Os analistas afirmam que algumas áreas serão mais simples para atrair investimento porque já passaram por reestruturação. Um deles é o setor elétrico. Na área de transmissão de energia, depois de mudanças, os leilões têm sido concorridos. O desafio será continuar expandindo a matriz elétrica e interromper a escalada das tarifas no País, que não param de subir de 2013 para cá.
O setor aeroportuário também teve resultados positivos depois de mudanças no modelo de concessão. Quase todos os aeroportos licitados nos primeiros leilões enfrentaram dificuldades. O Galeão teve de mudar de mãos e Viracopos está em recuperação judicial.
Nas primeiras licitações, o foco do negócio estava mais na construção do que na operação. As regras mudaram e, no último leilão, os vencedores foram grandes operadores internacionais, afirma o advogado especialista em infraestrutura do L.O. Baptista, Marlon Ieiri.

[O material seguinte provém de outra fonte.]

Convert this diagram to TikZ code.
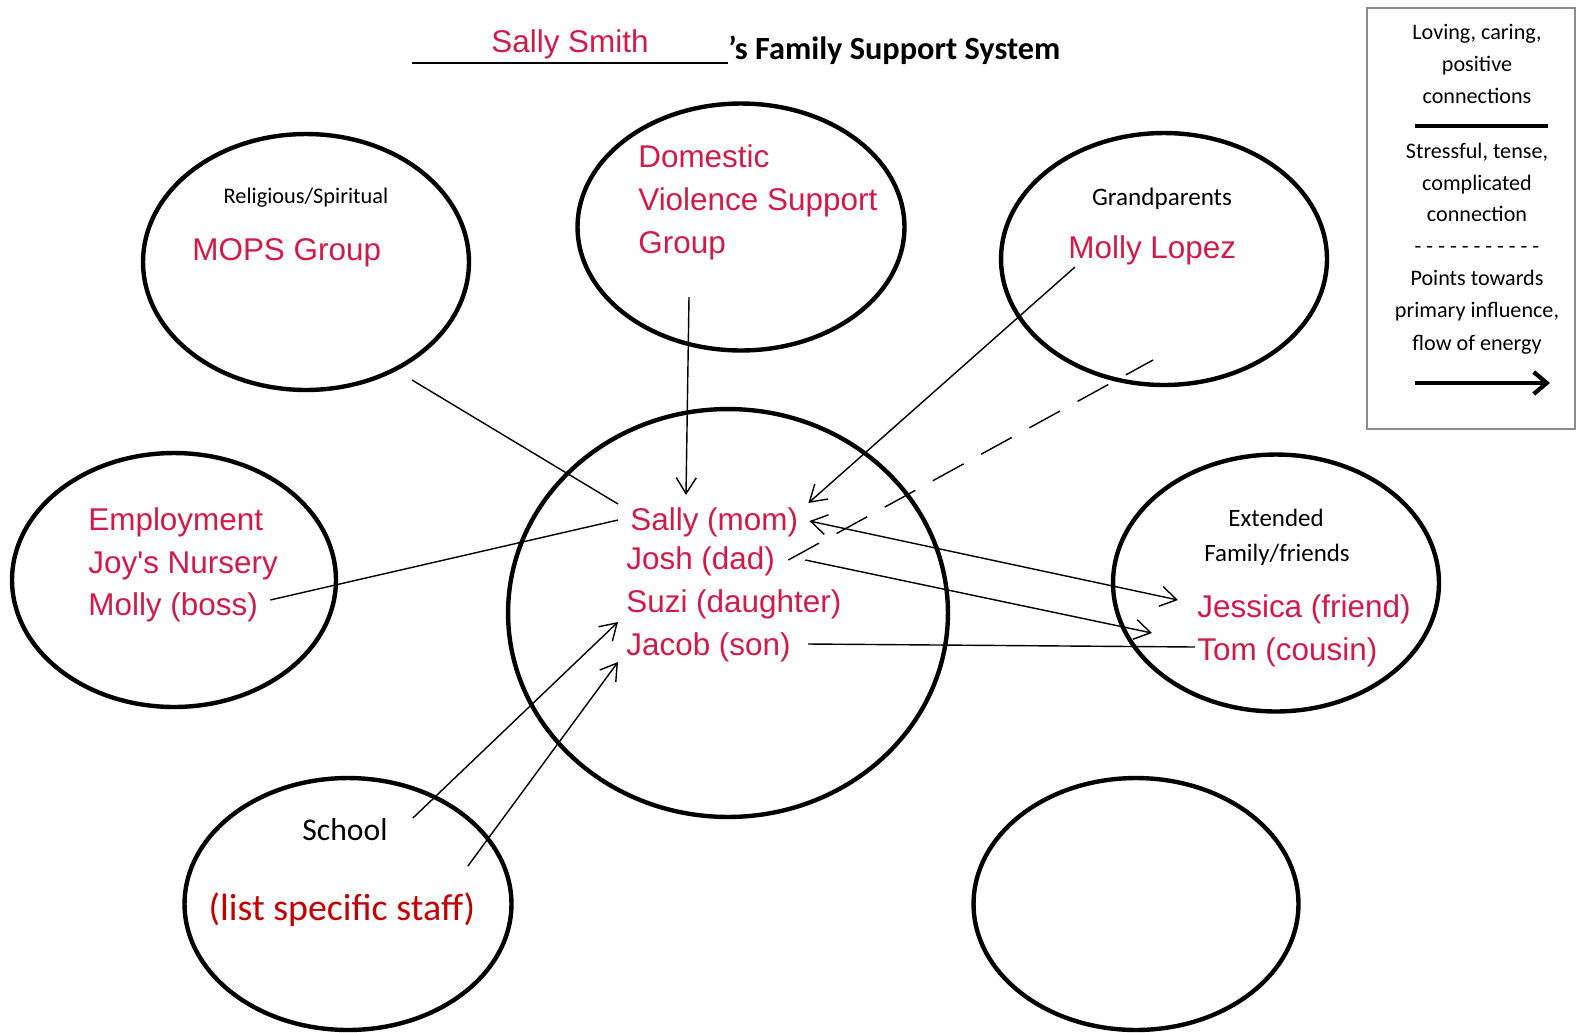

Os maiores entraves estão na área logística, afirma o gerente executivo de Infraestrutura da Confederação Nacional da Indústria (CNI), Wagner Cardoso. Segundo ele, no setor ferroviário, o governo precisa definir a renovação das concessões que vencem nos próximos anos.
Nas rodovias, por onde passam quase 70% da carga movimentada no País, o novo presidente terá a missão de melhorar a qualidade das estradas. Já no setor portuário, para Cardoso, da CNI, uma das decisões mais difíceis será privatizar - ou não - as companhias Docas, que administram os portos públicos.
De todos os setores, no entanto, o que merecerá mais atenção será o de saneamento básico. Com apenas 57% dos imóveis com coleta de esgoto, o País não conseguiu fazer os investimentos deslancharem no setor.
"O próximo governo não tem outra saída a não ser acelerar a agenda de infraestrutura, que inclui especialmente a privatização de alguns ativos", diz o sócio da área de infraestrutura do escritório Machado Meyer Advogados, Mauro Penteado. As informações são do jornal O Estado de S. Paulo.